Extracted data —
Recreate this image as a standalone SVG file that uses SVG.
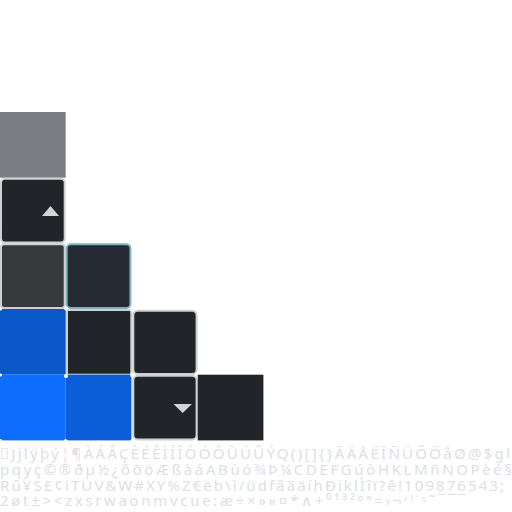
<svg xmlns="http://www.w3.org/2000/svg" width="512" height="512" viewBox="0 0 512 512">
<style>
.bd{stroke:#cfd0d2;stroke-width:2}
.dk{fill:#212529}
.tri{fill:#d3d4d6}
.t{font-family:"Noto Sans","Open Sans","DejaVu Sans",sans-serif;font-size:15px;fill:#dde0e5}
</style>
<rect width="512" height="512" fill="#ffffff"/>
<g id="cell-gray"><rect x="0" y="112" width="65.7" height="65.7" fill="#797d81"/></g>
<g id="cell-up"><rect x="1" y="178.7" width="63.7" height="63.7" rx="4" class="dk bd"/><polygon class="tri" points="42,216 59,216 50.5,206"/></g>
<g id="cell-r3c1"><rect x="1" y="244.3" width="63.7" height="63.7" rx="3" fill="#373a3d" class="bd"/></g>
<g id="cell-r3c2"><rect x="66.7" y="244.3" width="63.7" height="63.7" rx="4" fill="#262b33" stroke="#7fb2be" stroke-width="2"/></g>
<g id="cell-r4c1"><rect x="0" y="309" width="65.7" height="65.7" fill="#0a57ca"/></g>
<g id="cell-r4c2"><rect x="67" y="310" width="64.3" height="64.7" class="dk bd"/></g>
<g id="cell-r4c3"><rect x="133.3" y="310.7" width="63.3" height="63.3" rx="4.5" class="dk bd"/></g>
<g id="cell-r5c1"><rect x="0" y="374.7" width="65.7" height="65.7" fill="#0d6efd"/></g>
<g id="cell-r5c2"><rect x="65.7" y="374.7" width="65.7" height="65.7" fill="#0b5ed7"/></g>
<g id="cell-down"><rect x="133.3" y="375.7" width="63.3" height="63.7" rx="4.5" class="dk bd"/><polygon class="tri" points="173.5,404 192,404 182.7,413"/></g>
<g id="cell-r5c4"><rect x="197.7" y="374.7" width="65.7" height="65.7" fill="#212529"/></g>
<g id="dots" fill="#ffffff">
<circle cx="0.5" cy="243.5" r="1.5"/><circle cx="0.5" cy="309" r="1.5"/><circle cx="66" cy="308.5" r="2"/><circle cx="132.3" cy="310" r="2"/>
<circle cx="0.5" cy="375" r="1.5"/><circle cx="66" cy="376" r="2"/><circle cx="132.3" cy="375" r="2.2"/>
<circle cx="0.5" cy="440.5" r="1.5"/><circle cx="65.7" cy="440.5" r="1.5"/><circle cx="132" cy="440.5" r="1.5"/>
</g>
<g id="glyphs" class="t">
<text x="0" y="459" textLength="510" lengthAdjust="spacing">&#xE000;Jjlÿþý¦¶ÀÁÂÇÈÉÊÌÍÎÒÓÔÙÚÛÝQ()[]{}ÃÄÅËÏÑÜÕÖåØ@$gl</text>
<text x="0" y="475" textLength="512" lengthAdjust="spacing">pqyç©®ðµ½¿ôõöÆßàáABùó¾Þ¼CDEFGúòHKLMñNOPèé§</text>
<text x="0" y="490.5" textLength="504" lengthAdjust="spacing">Rû¥S£¢iTUV&amp;W#XY%Z€ëb\ì/üdfâãäíhĐiklÌîï?ê!109876543;</text>
<text x="0" y="506" textLength="466" lengthAdjust="spacing">2øt±&gt;&lt;zxsrwaonmvcue:æ÷×»«¤*∧+⁰¹³²ºª=›¬ʳˡ˙ˢ˜¯¯¯</text>
</g>
</svg>
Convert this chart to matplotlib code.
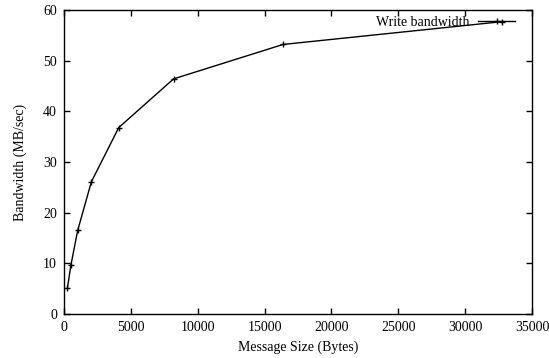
import matplotlib
matplotlib.use("Agg")
import matplotlib.pyplot as plt

# Message sizes (bytes) and measured write bandwidth (MB/sec)
msg_sizes = [256, 512, 1024, 2048, 4096, 8192, 16384, 32768]
write_bw = [5.1, 9.6, 16.5, 26.1, 36.8, 46.4, 53.2, 57.7]

x_ticks = [0, 5000, 10000, 15000, 20000, 25000, 30000, 35000]
y_ticks = [0, 10, 20, 30, 40, 50, 60]

plt.rcParams['font.family'] = ['Liberation Serif', 'DejaVu Serif']
plt.rcParams['font.size'] = 10

fig = plt.figure(figsize=(5.49, 3.58), dpi=100)
ax = fig.add_axes([64 / 549, 1 - 314 / 358, 468 / 549, 304 / 358])

ax.plot(msg_sizes, write_bw, color='black', linewidth=1.0, marker='+',
        markersize=5, markeredgewidth=1.0, label='Write bandwidth')

ax.set_xlim(0, 35000)
ax.set_ylim(0, 60)
ax.set_xticks(x_ticks)
ax.set_yticks(y_ticks)
ax.tick_params(direction='in', top=True, right=True, length=4, width=1.0,
               labelsize=10, pad=5)
for s in ax.spines.values():
    s.set_linewidth(1.0)

ax.set_xlabel('Message Size (Bytes)', fontsize=10, labelpad=5)
ax.set_ylabel('Bandwidth (MB/sec)', fontsize=10, labelpad=12)

leg = ax.legend(loc='upper right', bbox_to_anchor=(0.9756, 1.0),
                frameon=False, markerfirst=False,
                handlelength=2.65, handletextpad=0.6, borderaxespad=0.0,
                fontsize=10)

fig.savefig('out.png', dpi=100)
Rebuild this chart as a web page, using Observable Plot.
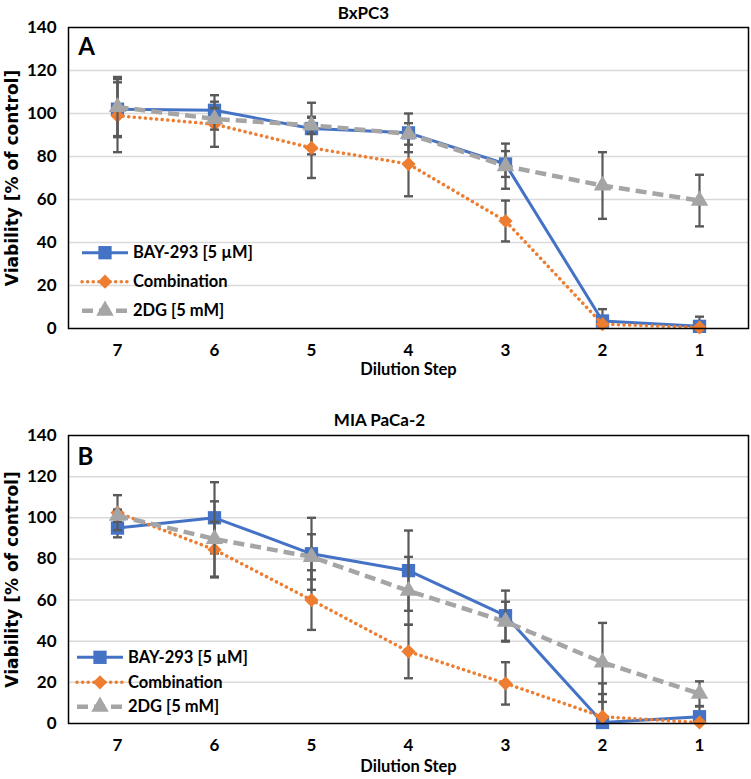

Task details — All of the material above needs to be restated exactly, with no pictures.

Solved problem —
Recreate this image as a standalone SVG file that uses SVG.
<svg xmlns="http://www.w3.org/2000/svg" width="512" height="512" viewBox="0 0 512 512">
<style>
.bd{stroke:#cfd0d2;stroke-width:2}
.dk{fill:#212529}
.tri{fill:#d3d4d6}
.t{font-family:"Noto Sans","Open Sans","DejaVu Sans",sans-serif;font-size:15px;fill:#dde0e5}
</style>
<rect width="512" height="512" fill="#ffffff"/>
<g id="cell-gray"><rect x="0" y="112" width="65.7" height="65.7" fill="#797d81"/></g>
<g id="cell-up"><rect x="1" y="178.7" width="63.7" height="63.7" rx="4" class="dk bd"/><polygon class="tri" points="42,216 59,216 50.5,206"/></g>
<g id="cell-r3c1"><rect x="1" y="244.3" width="63.7" height="63.7" rx="3" fill="#373a3d" class="bd"/></g>
<g id="cell-r3c2"><rect x="66.7" y="244.3" width="63.7" height="63.7" rx="4" fill="#262b33" stroke="#7fb2be" stroke-width="2"/></g>
<g id="cell-r4c1"><rect x="0" y="309" width="65.7" height="65.7" fill="#0a57ca"/></g>
<g id="cell-r4c2"><rect x="67" y="310" width="64.3" height="64.7" class="dk bd"/></g>
<g id="cell-r4c3"><rect x="133.3" y="310.7" width="63.3" height="63.3" rx="4.5" class="dk bd"/></g>
<g id="cell-r5c1"><rect x="0" y="374.7" width="65.7" height="65.7" fill="#0d6efd"/></g>
<g id="cell-r5c2"><rect x="65.7" y="374.7" width="65.7" height="65.7" fill="#0b5ed7"/></g>
<g id="cell-down"><rect x="133.3" y="375.7" width="63.3" height="63.7" rx="4.5" class="dk bd"/><polygon class="tri" points="173.5,404 192,404 182.7,413"/></g>
<g id="cell-r5c4"><rect x="197.7" y="374.7" width="65.7" height="65.7" fill="#212529"/></g>
<g id="dots" fill="#ffffff">
<circle cx="0.5" cy="243.5" r="1.5"/><circle cx="0.5" cy="309" r="1.5"/><circle cx="66" cy="308.5" r="2"/><circle cx="132.3" cy="310" r="2"/>
<circle cx="0.5" cy="375" r="1.5"/><circle cx="66" cy="376" r="2"/><circle cx="132.3" cy="375" r="2.2"/>
<circle cx="0.5" cy="440.5" r="1.5"/><circle cx="65.7" cy="440.5" r="1.5"/><circle cx="132" cy="440.5" r="1.5"/>
</g>
<g id="glyphs" class="t">
<text x="0" y="459" textLength="510" lengthAdjust="spacing">&#xE000;Jjlÿþý¦¶ÀÁÂÇÈÉÊÌÍÎÒÓÔÙÚÛÝQ()[]{}ÃÄÅËÏÑÜÕÖåØ@$gl</text>
<text x="0" y="475" textLength="512" lengthAdjust="spacing">pqyç©®ðµ½¿ôõöÆßàáABùó¾Þ¼CDEFGúòHKLMñNOPèé§</text>
<text x="0" y="490.5" textLength="504" lengthAdjust="spacing">Rû¥S£¢iTUV&amp;W#XY%Z€ëb\ì/üdfâãäíhĐiklÌîï?ê!109876543;</text>
<text x="0" y="506" textLength="466" lengthAdjust="spacing">2øt±&gt;&lt;zxsrwaonmvcue:æ÷×»«¤*∧+⁰¹³²ºª=›¬ʳˡ˙ˢ˜¯¯¯</text>
</g>
</svg>
Convert this chart to matplotlib code.
import matplotlib
matplotlib.use("Agg")
import matplotlib.pyplot as plt

# Message sizes (bytes) and measured write bandwidth (MB/sec)
msg_sizes = [256, 512, 1024, 2048, 4096, 8192, 16384, 32768]
write_bw = [5.1, 9.6, 16.5, 26.1, 36.8, 46.4, 53.2, 57.7]

x_ticks = [0, 5000, 10000, 15000, 20000, 25000, 30000, 35000]
y_ticks = [0, 10, 20, 30, 40, 50, 60]

plt.rcParams['font.family'] = ['Liberation Serif', 'DejaVu Serif']
plt.rcParams['font.size'] = 10

fig = plt.figure(figsize=(5.49, 3.58), dpi=100)
ax = fig.add_axes([64 / 549, 1 - 314 / 358, 468 / 549, 304 / 358])

ax.plot(msg_sizes, write_bw, color='black', linewidth=1.0, marker='+',
        markersize=5, markeredgewidth=1.0, label='Write bandwidth')

ax.set_xlim(0, 35000)
ax.set_ylim(0, 60)
ax.set_xticks(x_ticks)
ax.set_yticks(y_ticks)
ax.tick_params(direction='in', top=True, right=True, length=4, width=1.0,
               labelsize=10, pad=5)
for s in ax.spines.values():
    s.set_linewidth(1.0)

ax.set_xlabel('Message Size (Bytes)', fontsize=10, labelpad=5)
ax.set_ylabel('Bandwidth (MB/sec)', fontsize=10, labelpad=12)

leg = ax.legend(loc='upper right', bbox_to_anchor=(0.9756, 1.0),
                frameon=False, markerfirst=False,
                handlelength=2.65, handletextpad=0.6, borderaxespad=0.0,
                fontsize=10)

fig.savefig('out.png', dpi=100)
Rebuild this chart as a web page, using Observable Plot.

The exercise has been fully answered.